# What needs to be done
In the entries below, identify every line with the string "page" and copy it.

# Task material

● ● ● ● ● ● ●

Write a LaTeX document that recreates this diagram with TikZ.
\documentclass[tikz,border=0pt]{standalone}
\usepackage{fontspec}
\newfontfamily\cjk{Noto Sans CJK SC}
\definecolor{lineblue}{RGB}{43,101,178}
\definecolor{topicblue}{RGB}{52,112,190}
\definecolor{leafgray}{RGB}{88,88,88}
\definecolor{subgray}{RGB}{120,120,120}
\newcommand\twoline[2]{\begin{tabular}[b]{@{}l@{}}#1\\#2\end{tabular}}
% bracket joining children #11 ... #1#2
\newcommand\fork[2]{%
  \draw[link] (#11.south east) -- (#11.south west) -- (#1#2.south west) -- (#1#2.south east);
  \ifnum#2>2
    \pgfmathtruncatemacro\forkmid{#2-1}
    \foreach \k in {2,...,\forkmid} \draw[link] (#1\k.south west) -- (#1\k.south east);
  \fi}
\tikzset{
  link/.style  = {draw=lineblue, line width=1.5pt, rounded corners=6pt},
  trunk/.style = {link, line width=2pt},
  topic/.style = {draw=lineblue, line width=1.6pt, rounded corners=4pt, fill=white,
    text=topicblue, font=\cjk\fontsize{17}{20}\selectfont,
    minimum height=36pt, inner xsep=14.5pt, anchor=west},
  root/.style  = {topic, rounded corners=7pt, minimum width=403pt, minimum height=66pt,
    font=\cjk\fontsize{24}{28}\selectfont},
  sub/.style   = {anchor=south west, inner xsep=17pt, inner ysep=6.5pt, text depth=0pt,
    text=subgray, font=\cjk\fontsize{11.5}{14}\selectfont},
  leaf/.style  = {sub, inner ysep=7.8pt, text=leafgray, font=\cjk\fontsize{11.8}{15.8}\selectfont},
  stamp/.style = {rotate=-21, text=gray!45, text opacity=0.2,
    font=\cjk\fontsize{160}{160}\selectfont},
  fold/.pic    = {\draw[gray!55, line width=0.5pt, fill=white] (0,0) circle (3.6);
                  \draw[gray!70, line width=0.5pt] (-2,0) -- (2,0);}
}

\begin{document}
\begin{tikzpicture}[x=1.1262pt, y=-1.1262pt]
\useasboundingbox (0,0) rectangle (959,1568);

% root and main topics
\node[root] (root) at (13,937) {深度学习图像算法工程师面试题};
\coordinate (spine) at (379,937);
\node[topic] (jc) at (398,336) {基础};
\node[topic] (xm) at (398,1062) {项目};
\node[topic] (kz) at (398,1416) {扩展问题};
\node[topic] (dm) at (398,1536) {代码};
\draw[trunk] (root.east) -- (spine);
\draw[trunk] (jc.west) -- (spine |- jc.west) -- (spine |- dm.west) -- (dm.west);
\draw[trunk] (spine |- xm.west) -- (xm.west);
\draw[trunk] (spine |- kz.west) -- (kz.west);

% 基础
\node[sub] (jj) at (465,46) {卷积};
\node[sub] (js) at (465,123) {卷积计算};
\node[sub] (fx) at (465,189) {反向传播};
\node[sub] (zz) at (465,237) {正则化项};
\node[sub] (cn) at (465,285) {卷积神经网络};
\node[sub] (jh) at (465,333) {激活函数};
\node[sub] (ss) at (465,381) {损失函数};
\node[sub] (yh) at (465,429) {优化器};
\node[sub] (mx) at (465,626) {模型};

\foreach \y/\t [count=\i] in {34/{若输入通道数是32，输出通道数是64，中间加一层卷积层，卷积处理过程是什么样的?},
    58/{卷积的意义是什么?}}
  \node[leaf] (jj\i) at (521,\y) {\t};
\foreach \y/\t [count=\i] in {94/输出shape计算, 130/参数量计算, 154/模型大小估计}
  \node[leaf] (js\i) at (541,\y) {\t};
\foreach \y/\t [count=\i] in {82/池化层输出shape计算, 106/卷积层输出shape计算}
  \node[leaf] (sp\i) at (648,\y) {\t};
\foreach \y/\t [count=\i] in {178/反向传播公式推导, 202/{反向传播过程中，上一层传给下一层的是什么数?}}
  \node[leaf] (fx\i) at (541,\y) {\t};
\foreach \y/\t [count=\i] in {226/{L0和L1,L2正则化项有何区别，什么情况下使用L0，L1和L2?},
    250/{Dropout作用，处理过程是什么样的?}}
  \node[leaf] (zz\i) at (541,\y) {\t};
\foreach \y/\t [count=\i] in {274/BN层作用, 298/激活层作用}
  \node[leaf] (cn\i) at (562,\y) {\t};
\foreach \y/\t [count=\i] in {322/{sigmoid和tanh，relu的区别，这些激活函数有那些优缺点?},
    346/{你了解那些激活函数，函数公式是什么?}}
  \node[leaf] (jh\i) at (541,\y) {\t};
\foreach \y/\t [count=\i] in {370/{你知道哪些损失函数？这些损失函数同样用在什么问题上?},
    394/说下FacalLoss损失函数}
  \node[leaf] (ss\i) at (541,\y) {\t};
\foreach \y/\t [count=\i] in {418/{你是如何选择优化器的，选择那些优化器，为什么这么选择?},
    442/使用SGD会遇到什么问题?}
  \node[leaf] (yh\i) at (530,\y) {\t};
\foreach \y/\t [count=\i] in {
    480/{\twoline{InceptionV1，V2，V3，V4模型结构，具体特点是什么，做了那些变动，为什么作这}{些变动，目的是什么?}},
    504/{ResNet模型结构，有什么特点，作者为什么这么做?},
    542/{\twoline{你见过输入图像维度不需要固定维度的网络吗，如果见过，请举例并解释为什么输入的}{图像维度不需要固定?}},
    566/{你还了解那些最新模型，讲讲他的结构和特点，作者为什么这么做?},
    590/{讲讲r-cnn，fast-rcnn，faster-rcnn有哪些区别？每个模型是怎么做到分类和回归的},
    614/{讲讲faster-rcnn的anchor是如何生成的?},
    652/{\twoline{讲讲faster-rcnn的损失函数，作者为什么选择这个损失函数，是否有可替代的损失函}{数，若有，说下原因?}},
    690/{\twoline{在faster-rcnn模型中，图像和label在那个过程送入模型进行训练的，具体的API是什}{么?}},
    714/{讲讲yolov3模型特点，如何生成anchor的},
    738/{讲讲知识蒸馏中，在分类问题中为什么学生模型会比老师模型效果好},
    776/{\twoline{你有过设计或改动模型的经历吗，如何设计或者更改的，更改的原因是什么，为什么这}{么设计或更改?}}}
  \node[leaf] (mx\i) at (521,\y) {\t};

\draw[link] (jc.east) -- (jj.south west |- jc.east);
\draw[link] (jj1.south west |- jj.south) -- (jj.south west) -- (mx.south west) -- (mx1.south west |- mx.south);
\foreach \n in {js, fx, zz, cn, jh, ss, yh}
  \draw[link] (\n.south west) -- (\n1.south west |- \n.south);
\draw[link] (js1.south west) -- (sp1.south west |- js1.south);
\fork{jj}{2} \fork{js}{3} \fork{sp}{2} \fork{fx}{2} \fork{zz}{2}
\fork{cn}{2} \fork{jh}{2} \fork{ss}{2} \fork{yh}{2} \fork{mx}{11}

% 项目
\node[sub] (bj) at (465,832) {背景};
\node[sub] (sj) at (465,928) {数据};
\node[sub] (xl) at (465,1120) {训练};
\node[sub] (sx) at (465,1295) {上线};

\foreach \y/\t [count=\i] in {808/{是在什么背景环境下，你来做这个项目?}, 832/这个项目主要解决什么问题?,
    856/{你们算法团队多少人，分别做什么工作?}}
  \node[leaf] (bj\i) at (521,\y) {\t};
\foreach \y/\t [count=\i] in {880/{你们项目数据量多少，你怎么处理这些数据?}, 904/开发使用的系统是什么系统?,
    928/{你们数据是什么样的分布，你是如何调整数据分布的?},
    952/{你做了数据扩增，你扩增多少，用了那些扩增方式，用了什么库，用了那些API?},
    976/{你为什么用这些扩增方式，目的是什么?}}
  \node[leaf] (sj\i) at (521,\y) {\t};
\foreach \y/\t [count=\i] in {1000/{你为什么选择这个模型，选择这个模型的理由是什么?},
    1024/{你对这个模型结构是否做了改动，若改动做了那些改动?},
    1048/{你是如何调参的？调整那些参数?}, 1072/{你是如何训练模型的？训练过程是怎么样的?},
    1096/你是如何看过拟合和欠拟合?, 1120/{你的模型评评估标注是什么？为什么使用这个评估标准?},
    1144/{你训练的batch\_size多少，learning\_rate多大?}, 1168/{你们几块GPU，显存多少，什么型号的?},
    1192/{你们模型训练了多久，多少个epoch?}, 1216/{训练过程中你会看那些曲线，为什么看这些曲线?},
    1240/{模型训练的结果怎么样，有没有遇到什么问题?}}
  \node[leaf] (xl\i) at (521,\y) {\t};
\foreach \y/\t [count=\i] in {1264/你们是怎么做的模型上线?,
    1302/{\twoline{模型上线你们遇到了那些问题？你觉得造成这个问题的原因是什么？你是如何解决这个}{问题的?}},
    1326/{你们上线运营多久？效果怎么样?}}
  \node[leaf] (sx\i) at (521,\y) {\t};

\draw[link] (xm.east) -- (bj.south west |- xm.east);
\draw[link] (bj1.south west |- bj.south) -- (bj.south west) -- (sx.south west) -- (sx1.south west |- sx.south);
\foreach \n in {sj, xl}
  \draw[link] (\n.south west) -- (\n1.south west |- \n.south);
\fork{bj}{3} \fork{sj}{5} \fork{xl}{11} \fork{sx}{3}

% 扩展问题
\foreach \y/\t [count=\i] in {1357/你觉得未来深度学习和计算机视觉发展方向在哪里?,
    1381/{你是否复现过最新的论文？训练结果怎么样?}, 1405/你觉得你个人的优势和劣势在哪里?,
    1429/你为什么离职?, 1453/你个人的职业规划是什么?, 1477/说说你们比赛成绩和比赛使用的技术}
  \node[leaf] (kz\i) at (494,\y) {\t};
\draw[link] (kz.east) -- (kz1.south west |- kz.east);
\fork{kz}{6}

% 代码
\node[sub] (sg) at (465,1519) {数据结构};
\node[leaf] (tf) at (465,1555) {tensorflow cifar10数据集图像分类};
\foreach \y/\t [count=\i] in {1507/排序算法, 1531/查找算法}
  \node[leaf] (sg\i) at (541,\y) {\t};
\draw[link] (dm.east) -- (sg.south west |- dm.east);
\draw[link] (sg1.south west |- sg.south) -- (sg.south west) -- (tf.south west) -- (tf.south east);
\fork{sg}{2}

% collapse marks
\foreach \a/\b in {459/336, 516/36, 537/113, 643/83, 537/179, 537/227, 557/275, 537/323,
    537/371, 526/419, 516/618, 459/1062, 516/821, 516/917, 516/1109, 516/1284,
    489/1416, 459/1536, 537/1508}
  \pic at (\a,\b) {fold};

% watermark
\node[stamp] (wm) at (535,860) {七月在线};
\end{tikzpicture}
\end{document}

● ● ● ● ● ● ●

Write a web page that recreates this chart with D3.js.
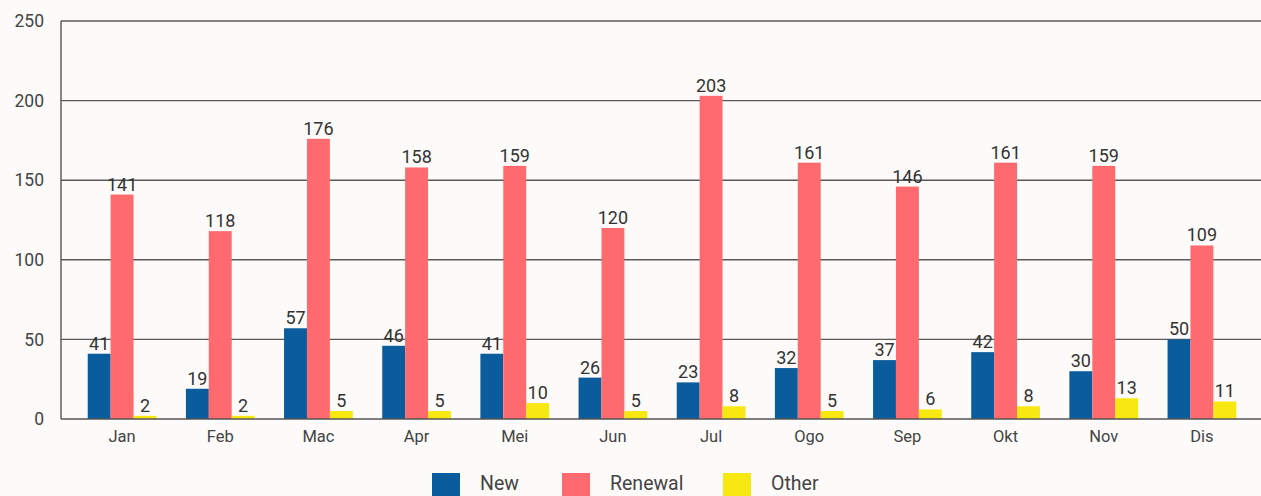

● ● ● ● ● ● ●

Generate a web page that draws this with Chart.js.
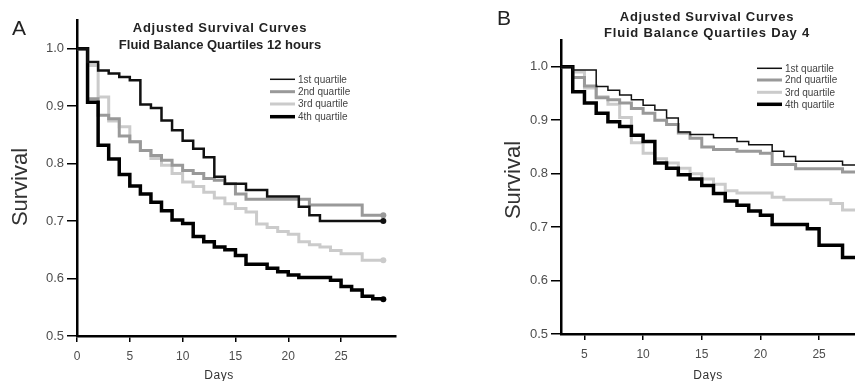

● ● ● ● ● ● ●

# Written reply
Write a web page that recreates this chart with D3.js.
Generate a web page that draws this with Chart.js.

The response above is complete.